Across Europe, consumers singled out the financial crisis and corporate behaviour as the events that had caused them to lose trust in companies in the last two years.

“It is not an exaggeration to say that the 2008 economic downturn has had a catastrophic impact on trust in corporations and the people who lead them. The financial crisis has transformed the way people view companies and corporate leadership”, says Jeremy Galbraith, CEO, Burson-Marsteller Europe, Middle East & Africa. “Trust is no longer something that corporations can take for granted—it has to be earned by nurturing a close relationship with consumers and other stakeholders and consistently proving a commitment to the things that matter to them.”

Trust in business also varies enormously and depends on a combination of factors. Overall, provenance and business size counts. People trust local companies the most, national companies a little less and international least of all. Similarly, people trust front-line staff to tell them the truth about a corporation, as opposed to its CEO, who is seen as motivated by personal profit.

The study also shows that over two thirds of people believe that having a strong corporate purpose is important and consumers would rather pay more for products and services that are delivered and produced responsible and fairly. Core values such as honesty and trustworthiness, good value and treatment of employees are viewed as the key reputation builders.

“The challenge for companies and those who communicate on their behalf is that a majority of consumers views them as dishonest and believes that most communications from companies are lies,” says Galbraith. “Consumers trust local businesses that they know and direct communications. And the results are consistent across Europe. This shows the fundamental need to re-build corporate reputations and change the way companies communicate.

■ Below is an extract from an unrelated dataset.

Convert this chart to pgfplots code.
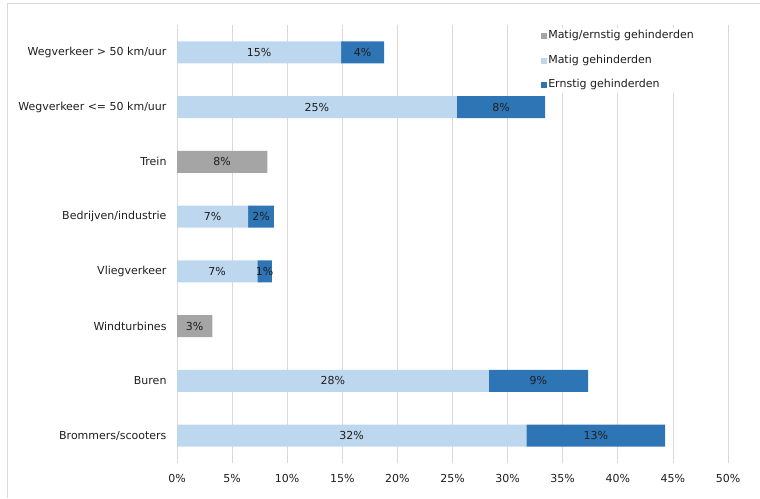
\documentclass[border=0pt]{standalone}
\usepackage{pgfplots}
\usepackage{pgfplotstable}
\pgfplotsset{compat=1.18}
\usepackage{fontspec}
\setmainfont{DejaVu Sans}
\definecolor{cgray}{RGB}{165,165,165}
\definecolor{clight}{RGB}{189,215,238}
\definecolor{cdark}{RGB}{46,117,182}
\definecolor{ctext}{RGB}{30,30,30}
\definecolor{cgrid}{RGB}{217,217,217}
\pgfplotstableread{
y gray light dark gl ll dl
0 0   31.7  12.6 {} 32\% 13\%
1 0   28.3  9.0  {} 28\% 9\%
2 3.2 0     0    3\% {} {}
3 0   7.3   1.3  {} 7\% 1\%
4 0   6.45  2.35 {} 7\% 2\%
5 8.2 0     0    8\% {} {}
6 0   25.4  8.0  {} 25\% 8\%
7 0   14.9  3.9  {} 15\% 4\%
}\data
\newcommand{\lblfont}{\fontsize{11}{12}\selectfont}
\begin{document}
\begin{tikzpicture}[x=1pt,y=1pt]
\useasboundingbox (0,0) rectangle (760,498);
\draw[cgrid, line width=0.8pt] (7,0) -- (7,495) -- (760,495);
\begin{axis}[
  at={(177pt,35pt)}, anchor=south west,
  scale only axis, width=551pt, height=438pt,
  xbar stacked, bar width=22pt,
  xmin=0, xmax=50, ymin=-0.5, ymax=7.5,
  xtick={0,5,...,50},
  /pgf/number format/assume math mode=true,
  xticklabel={\pgfmathprintnumber{\tick}\%},
  ytick={0,...,7},
  yticklabels={Brommers/scooters, Buren, Windturbines, Vliegverkeer, Bedrijven/industrie, Trein, Wegverkeer <= 50 km/uur, Wegverkeer > 50 km/uur},
  axis line style={draw=none},
  major tick length=0pt,
  xmajorgrids, grid style={draw=cgrid, line width=0.8pt},
  tick label style={font=\lblfont, text=ctext},
  yticklabel style={xshift=-7pt},
  xticklabel style={yshift=-8pt},
  point meta=explicit symbolic,
  nodes near coords,
  every node near coord/.append style={font=\lblfont, text=ctext, anchor=center},
  legend style={at={(0.658,0.993)}, anchor=north west, draw=none, fill=white,
    font=\lblfont, text=ctext, row sep=11pt, inner sep=1pt,
    nodes={inner sep=1.5pt, text height=8pt, text depth=2.5pt}},
  legend cell align=left,
  legend image code/.code={\fill[#1] (0pt,-3pt) rectangle (6pt,3pt);},
]
\addplot[fill=cgray, draw=none] table[x=gray, y=y, meta=gl] {\data};
\addplot[fill=clight, draw=none] table[x=light, y=y, meta=ll] {\data};
\addplot[fill=cdark, draw=none] table[x=dark, y=y, meta=dl] {\data};
\legend{Matig/ernstig gehinderden, Matig gehinderden, Ernstig gehinderden}
\end{axis}
\end{tikzpicture}
\end{document}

“Having a corporate purpose integrated into your business strategy and ensuring it is communicated, and understood, internally and externally is an important part of this.”
Other findings:
• Many industry groups are more trusted than traditional thought leaders. Trust in computer technology (71 percent), supermarkets (64 percent) and automotive (55 percent) is higher than in media (38 percent), central government (24 percent), religious leaders (24 percent) and politicians (13 percent); religious leaders and politicians are even less trusted than the financial services sector (28 percent).
• Europeans are cynical about the motivations of business and CEOs: 60 percent believe they are less trustworthy than the average employee and nearly half believe their motivation is personal profit. Trust in CEOs over the past 2 years has decreased the most in Spain (68 percent), Portugal (64 percent) and Sweden (59 percent).
• 66 percent are less likely to trust companies that are foreign-owned. Europeans trust companies from Australia (56 percent), Japan (55 percent) and America (48 percent) more than BRICs (China 18 percent, India 14 percent, Brazil 14 percent, Russia 12 percent).
• Honesty and trustworthiness (40 percent), good value (39 percent) and treatment of employees (28 percent) are the key reputation builders, more so than what companies say about their support for the community (11 percent) and environment (19 percent).
• More than two thirds of people believe that a strong Corporate Purpose is important and almost 80 percent would rather pay more for products and services that are produced responsibly. People prefer realistic, down-to-earth messages over grandiose statements, the want hear about a company’s values from the front-line teams (80 percent), and most (72 percent) feel that companies have become more dishonest over time.
• Overall, trust in the European Parliament and European Commission has decreased less (-32 percent/-33 percent) than trust in national government (-51 percent).